- Native name: Aqil Səməd oğlu Məmmədov
- Born: 30 July 1969 Qubadli District, Azerbaijan SSR
- Died: 7 August 1992 (aged 23) Lachin District, Azerbaijan
- Allegiance: Azerbaijan
- Branch: Azerbaijani Armed Forces
- Service years: 1987-1992
- Rank: Soldier
- Conflicts: First Nagorno-Karabakh War
- Awards: National Hero of Azerbaijan 1993

= Agil Mammadov (soldier) =

Agil Samad oglu Mammadov (Aqil Səməd oğlu Məmmədov) (30 July 1969, Qubadli District, Azerbaijan SSR – 7 August 1992, Lachin District, Azerbaijan) was the National Hero of Azerbaijan and warrior during the First Nagorno-Karabakh War.

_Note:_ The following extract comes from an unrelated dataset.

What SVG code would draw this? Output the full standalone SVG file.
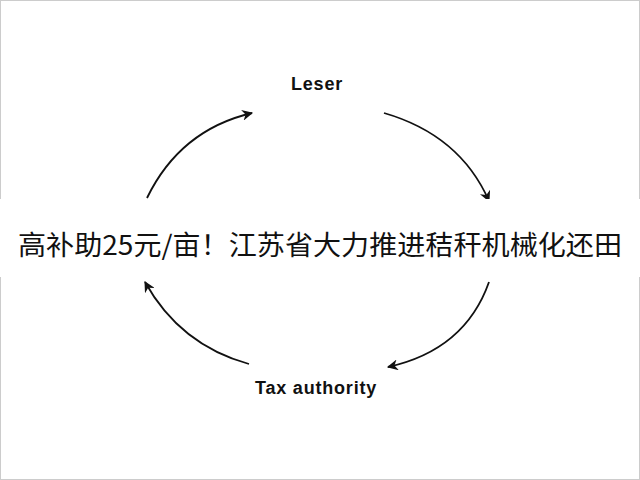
<svg xmlns="http://www.w3.org/2000/svg" width="640" height="480" viewBox="0 0 640 480">
<style>
.lbl{font-family:"Liberation Sans",Arial,sans-serif;font-weight:bold;font-size:18px;letter-spacing:0.8px;fill:#111;text-anchor:middle}
.arc{fill:none;stroke:#111;stroke-width:1.8;marker-end:url(#ah)}
</style>
<defs><marker id="ah" viewBox="0 0 10 10" refX="9" refY="5" markerWidth="11" markerHeight="11" orient="auto" markerUnits="userSpaceOnUse"><path d="M0,0 L10,5 L0,10 L3,5 z" fill="#111"/></marker></defs>
<rect x="0.5" y="0.5" width="639" height="479" fill="#fff" stroke="#ccc"/>
<g id="connectors">
<path class="arc" d="M147,198 Q180,130 252,113"/>
<path class="arc" d="M384,113 Q460,135 489,201"/>
<path class="arc" d="M489,282 Q465,350 388,367"/>
<path class="arc" d="M249,364 Q180,345 145,282"/>
</g>
<g id="leser"><text class="lbl" x="317" y="90">Leser</text></g>
<g id="tax"><text class="lbl" x="316" y="394">Tax authority</text></g>
<rect x="0" y="199" width="640" height="78" fill="#fff"/>
<text x="18" y="255" font-family="'Noto Sans CJK SC','Liberation Sans',sans-serif" font-size="27" fill="#111" textLength="604" lengthAdjust="spacingAndGlyphs">高补助25元/亩！江苏省大力推进秸秆机械化还田</text>
</svg>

== Early life and education ==
Agil Mammadov was born on 30 July 1969 in Gubadli District of Azerbaijan SSR. After graduating from secondary school No.2 in Qubadli district in 1984, he continued his education at the Khanlig Vocational School No. 126. He began his career in the Qubadli District Road Transport Department.

=== Personal life ===
Mammadov was married and had one daughter.

== National hero ==
Mammadov was posthumously awarded the title of the "National Hero of Azerbaijan" by Presidential Decree No. 457 dated 5 February 1993. He was buried at a Martyrs' Lane cemetery in Qubadli.

== Memorial ==
The secondary school in which he studied was named after him. At present, this school operates in Sumgait. Some streets in Qubadli and Ganja were also named after him.